Телевизионный русский "Доктор Живаго" - это вещь, искажающая то, о чем думал Пастернак, создавая свой роман. Скажем, страшная Гражданская война там написана так, что кровь - уже не кровь, а краска, расстрел - уже не расстрел, а каждый десятый падает раньше, чем в него выстрелят. В общем, там потерян художественный такт, от чего само произведение гибнет. Это можно сказать и о предыдущих экранизациях "Доктора Живаго" - в них тот же дефект непонимания. Фильм может быть гениальным, но тогда это будет новое гениальное кино, и совершенно не обязательно связывать его с известным литературным произведением.

- Какие из существующих трудов о Пастернаке Вы  считает самыми важными и самыми интересными?

- О Пастернаке написано очень много. Его называют в наше прессе "самым изучаемым писателем 20-го века". Я недавно прочел такое определение. Когда-то академик Лихачев, поехав за границу, пошел в национальную библиотеку Франции в Париже и попросил вывести ему на компьютер библиографию о Пастернаке. На каком-то многосотом номере он отключил компьютер, потому что понял, что трудов о моем отце и его творчестве так много, что их взглядом не охватишь.
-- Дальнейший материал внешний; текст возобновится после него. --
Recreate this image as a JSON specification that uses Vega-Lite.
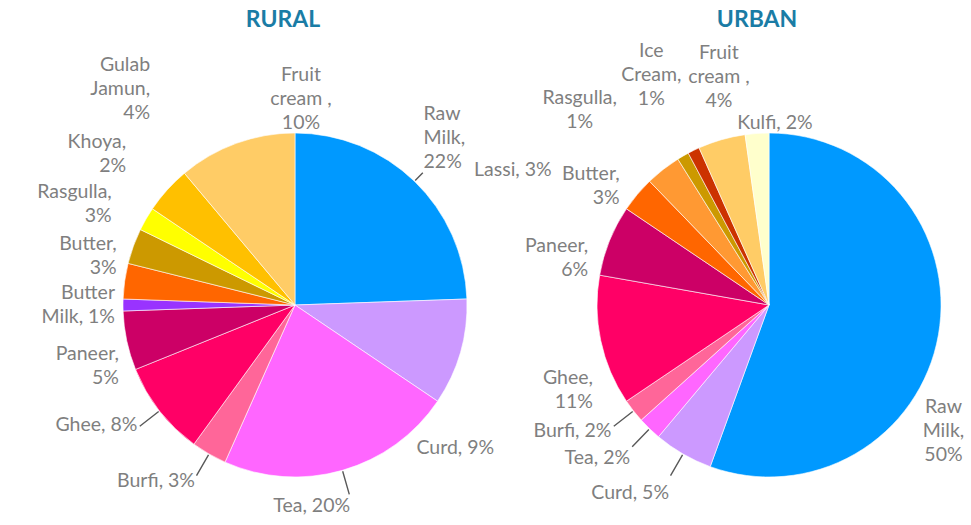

Нет историко-литературного или литературоведческого сборника, где не было бы одной или нескольких статей о Пастернаке.

Меня это немножко стало раздражать, потому что это превратилось в какую-то самостоятельную литературоведческую дисциплину. Студенты занимаются разбором отдельных стихотворений Пастернака под руководством своих учителей, и потом эти работы издаются в студенческом журнале или в сборнике, посвященном юбилею их собственного учителя. Это вроде бы помогает (хотя иногда и не очень) чтению стихов Пастернака, которые они решают как ребусы. Я не очень люблю это занятие.

- Издаются ли произведения Бориса Пастернака сегодня в Европе и в США?
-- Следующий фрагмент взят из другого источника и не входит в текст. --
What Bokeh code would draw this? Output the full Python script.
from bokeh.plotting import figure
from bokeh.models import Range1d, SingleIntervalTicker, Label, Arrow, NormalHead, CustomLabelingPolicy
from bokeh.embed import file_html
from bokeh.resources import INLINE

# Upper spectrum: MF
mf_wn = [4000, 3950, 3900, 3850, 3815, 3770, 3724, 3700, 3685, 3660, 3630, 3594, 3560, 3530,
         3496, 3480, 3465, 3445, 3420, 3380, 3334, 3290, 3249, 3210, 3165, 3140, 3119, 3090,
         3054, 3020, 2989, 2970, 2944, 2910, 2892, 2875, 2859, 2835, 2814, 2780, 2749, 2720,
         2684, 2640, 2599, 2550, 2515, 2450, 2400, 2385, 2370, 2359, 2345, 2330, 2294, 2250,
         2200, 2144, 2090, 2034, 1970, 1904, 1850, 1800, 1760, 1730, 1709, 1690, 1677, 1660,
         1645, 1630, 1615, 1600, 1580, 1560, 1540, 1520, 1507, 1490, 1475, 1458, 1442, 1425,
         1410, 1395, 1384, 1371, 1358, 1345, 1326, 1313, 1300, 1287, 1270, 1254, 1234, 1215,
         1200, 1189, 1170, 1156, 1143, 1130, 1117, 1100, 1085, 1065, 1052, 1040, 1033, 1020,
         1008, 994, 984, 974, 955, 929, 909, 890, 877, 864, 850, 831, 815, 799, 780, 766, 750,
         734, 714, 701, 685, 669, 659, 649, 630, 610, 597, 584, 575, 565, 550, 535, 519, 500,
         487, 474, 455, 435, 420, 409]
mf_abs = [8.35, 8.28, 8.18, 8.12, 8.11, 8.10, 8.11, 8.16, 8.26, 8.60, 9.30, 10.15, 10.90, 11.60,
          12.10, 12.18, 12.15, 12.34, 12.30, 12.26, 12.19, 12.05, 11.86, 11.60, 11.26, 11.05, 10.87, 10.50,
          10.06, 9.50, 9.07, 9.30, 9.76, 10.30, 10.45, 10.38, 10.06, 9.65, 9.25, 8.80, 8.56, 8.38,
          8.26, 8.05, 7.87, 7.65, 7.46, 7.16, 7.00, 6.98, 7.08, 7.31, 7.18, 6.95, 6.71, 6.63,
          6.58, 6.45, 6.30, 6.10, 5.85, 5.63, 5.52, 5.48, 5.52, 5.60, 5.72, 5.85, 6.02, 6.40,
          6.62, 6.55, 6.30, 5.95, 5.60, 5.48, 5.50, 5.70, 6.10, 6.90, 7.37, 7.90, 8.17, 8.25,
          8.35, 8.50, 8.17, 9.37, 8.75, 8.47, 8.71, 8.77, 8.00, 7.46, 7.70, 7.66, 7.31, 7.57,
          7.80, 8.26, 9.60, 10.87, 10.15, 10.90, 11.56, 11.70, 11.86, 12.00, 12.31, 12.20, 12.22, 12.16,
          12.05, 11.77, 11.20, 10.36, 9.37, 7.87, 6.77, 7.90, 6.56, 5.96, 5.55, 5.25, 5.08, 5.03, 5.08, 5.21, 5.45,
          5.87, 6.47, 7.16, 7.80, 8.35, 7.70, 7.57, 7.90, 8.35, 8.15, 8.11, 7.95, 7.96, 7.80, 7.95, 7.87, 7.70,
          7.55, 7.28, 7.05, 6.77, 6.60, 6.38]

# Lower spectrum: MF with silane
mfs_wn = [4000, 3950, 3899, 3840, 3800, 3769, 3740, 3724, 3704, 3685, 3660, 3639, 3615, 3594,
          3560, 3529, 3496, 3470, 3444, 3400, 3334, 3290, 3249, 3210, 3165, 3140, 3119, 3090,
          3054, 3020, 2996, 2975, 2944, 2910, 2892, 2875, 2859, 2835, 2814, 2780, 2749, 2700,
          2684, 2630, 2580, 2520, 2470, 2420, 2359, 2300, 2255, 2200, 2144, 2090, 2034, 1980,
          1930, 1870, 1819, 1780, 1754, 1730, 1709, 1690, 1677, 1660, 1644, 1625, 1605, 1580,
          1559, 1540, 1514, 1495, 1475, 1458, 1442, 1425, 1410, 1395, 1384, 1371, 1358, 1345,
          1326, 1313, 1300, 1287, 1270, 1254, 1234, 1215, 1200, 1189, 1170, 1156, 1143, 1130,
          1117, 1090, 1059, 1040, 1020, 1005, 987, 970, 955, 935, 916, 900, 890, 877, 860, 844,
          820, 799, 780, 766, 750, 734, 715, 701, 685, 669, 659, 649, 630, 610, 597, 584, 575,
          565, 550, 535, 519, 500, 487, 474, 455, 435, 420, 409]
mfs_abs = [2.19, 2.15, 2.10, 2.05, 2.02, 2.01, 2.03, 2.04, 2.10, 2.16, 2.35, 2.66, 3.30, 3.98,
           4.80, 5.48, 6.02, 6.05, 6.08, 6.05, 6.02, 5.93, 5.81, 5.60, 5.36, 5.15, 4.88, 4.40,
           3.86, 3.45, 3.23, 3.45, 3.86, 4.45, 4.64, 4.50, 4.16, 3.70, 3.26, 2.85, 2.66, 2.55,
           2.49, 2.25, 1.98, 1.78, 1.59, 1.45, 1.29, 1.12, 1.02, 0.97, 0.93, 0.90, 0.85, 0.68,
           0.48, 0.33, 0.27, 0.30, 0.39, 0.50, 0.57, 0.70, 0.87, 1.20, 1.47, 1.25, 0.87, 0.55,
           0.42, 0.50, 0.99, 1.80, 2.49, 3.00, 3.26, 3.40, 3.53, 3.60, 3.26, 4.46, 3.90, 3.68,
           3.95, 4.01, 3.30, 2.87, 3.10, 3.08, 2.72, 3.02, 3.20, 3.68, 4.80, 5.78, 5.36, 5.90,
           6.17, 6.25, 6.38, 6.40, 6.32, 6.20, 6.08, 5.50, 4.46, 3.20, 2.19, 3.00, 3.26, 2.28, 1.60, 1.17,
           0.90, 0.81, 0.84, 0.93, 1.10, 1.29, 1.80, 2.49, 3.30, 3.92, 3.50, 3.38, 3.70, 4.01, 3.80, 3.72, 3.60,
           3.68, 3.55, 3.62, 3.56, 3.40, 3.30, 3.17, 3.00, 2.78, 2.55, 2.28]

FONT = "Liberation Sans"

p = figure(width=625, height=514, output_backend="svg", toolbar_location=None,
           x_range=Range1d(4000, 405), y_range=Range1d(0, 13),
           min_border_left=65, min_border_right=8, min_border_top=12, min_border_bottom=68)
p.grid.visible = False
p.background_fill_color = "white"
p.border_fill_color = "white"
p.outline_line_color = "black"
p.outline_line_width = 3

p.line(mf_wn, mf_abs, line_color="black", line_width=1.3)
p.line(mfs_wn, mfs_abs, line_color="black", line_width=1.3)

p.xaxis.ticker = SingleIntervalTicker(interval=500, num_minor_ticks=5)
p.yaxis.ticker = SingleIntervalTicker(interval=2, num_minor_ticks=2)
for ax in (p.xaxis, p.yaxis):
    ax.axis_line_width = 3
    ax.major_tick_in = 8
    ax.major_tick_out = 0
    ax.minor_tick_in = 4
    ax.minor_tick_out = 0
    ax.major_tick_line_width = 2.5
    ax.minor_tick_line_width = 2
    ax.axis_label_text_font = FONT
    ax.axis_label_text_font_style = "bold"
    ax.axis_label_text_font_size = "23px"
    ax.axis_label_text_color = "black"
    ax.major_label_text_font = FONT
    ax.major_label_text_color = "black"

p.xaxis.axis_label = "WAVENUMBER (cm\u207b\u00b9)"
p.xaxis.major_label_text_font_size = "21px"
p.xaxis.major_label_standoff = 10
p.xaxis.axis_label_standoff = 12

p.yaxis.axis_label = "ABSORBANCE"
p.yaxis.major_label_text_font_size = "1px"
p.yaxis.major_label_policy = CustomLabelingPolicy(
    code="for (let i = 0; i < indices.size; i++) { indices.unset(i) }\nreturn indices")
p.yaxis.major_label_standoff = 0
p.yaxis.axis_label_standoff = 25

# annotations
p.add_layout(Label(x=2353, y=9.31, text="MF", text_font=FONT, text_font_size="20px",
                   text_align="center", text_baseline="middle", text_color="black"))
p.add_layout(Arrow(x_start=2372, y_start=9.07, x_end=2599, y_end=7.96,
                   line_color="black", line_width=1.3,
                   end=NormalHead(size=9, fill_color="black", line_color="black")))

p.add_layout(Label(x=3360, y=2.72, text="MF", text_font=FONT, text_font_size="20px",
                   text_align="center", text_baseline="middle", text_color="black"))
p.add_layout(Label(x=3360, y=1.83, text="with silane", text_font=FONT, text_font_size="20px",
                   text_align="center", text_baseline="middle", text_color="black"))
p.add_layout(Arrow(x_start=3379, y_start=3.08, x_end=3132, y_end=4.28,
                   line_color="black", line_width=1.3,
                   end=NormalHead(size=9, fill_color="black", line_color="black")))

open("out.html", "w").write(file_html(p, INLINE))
- Да, конечно. Это классика, а классика издается по мере продажи. Недавно к столетнему юбилею Пастернака во Франции Галлимар издал собрание сочинений писателя в одном томе в серии "Плеяда". Сейчас он переиздает удешевленное издание в серии "Кварт".

- В 2005 году вышло первое полное собрание сочинений Пастернака в 11 томах и с диском. Возможно, в Ваших ближайших планах есть подготовка какого-либо издания - книги, диска, или, может быть, писем Бориса Леонидовича?

- В собрание сочинение в 11-ти томах с мультимедийным диском в приложении вошло всего две трети писем Пастернака, а издательство не захотело давать 12-ый том. Поэтому мы сейчас заняты подготовкой полного собрания писем моего отца. Работа усложняется тем, что мне приходится переводить на русский язык письма, которые он писал на французском, английском и немецком языках. Хочу попробовать издать их с параллельным текстом - оригинал и перевод. Приходится вычитывать корректуры, смотреть и писать вступительные статьи, а это отнимает достаточно много времени.

- Как вышло, что Вы, человек науки, оставили ее  и занялись исследованиями творчества отца, изданием книг, подготовкой биографии?

- В 1954 году после армии я  преподавал электротехнику и автоматику в Московском авиастроительном техникуме. Потом меня приняли в Московский энергетический институт, где я защитил кандидатскую диссертацию и был чем-то вроде доцента - старшим преподавателем. Я читал там лекции до 1974 года. В том же году из СССР был выслан Александр Исаевич Солженицын, а мы дружили семьями. Даже провожали его родных в Шереметьево, когда они уезжали вслед за Александром Исаевичем. После этих проводов мне предложили не подавать на очередной конкурс по переизбранию в доценты, и я вынужден был из института уйти.

После смерти отца мы начали заниматься сбором его литературного наследия. Приходилось сидеть в архивах, и все это надо было совмещать с какой-то новой работой. Тогда я пошел к секретарю отделения русского языка и литературы академику Храпченко, который был до этого председателем комитета по делам искусств и знал моего отца. Он был очень жесткий и довольно страшный человек, но цену искусству и людям он понимал. С его помощью меня определили на начальную должность в Институт мировой литературы Академии наук  на работу младшим научным сотрудником. Большего не полагалось, потому что моя характеристика, такая похвальная вначале, кончалась тем, что я  совершил контрреволюционный поступок, провожая семью Солженицына в изгнание, и не дал этому должной политической оценки. Это значило, что меня на работу больше никуда не примут. Меня взяли на работу с тем, чтобы я занимался только отцовскими делами - я выхлопотал себе такое право. Это было счастьем, хотя потеря в зарплате довольно большая к тому времени.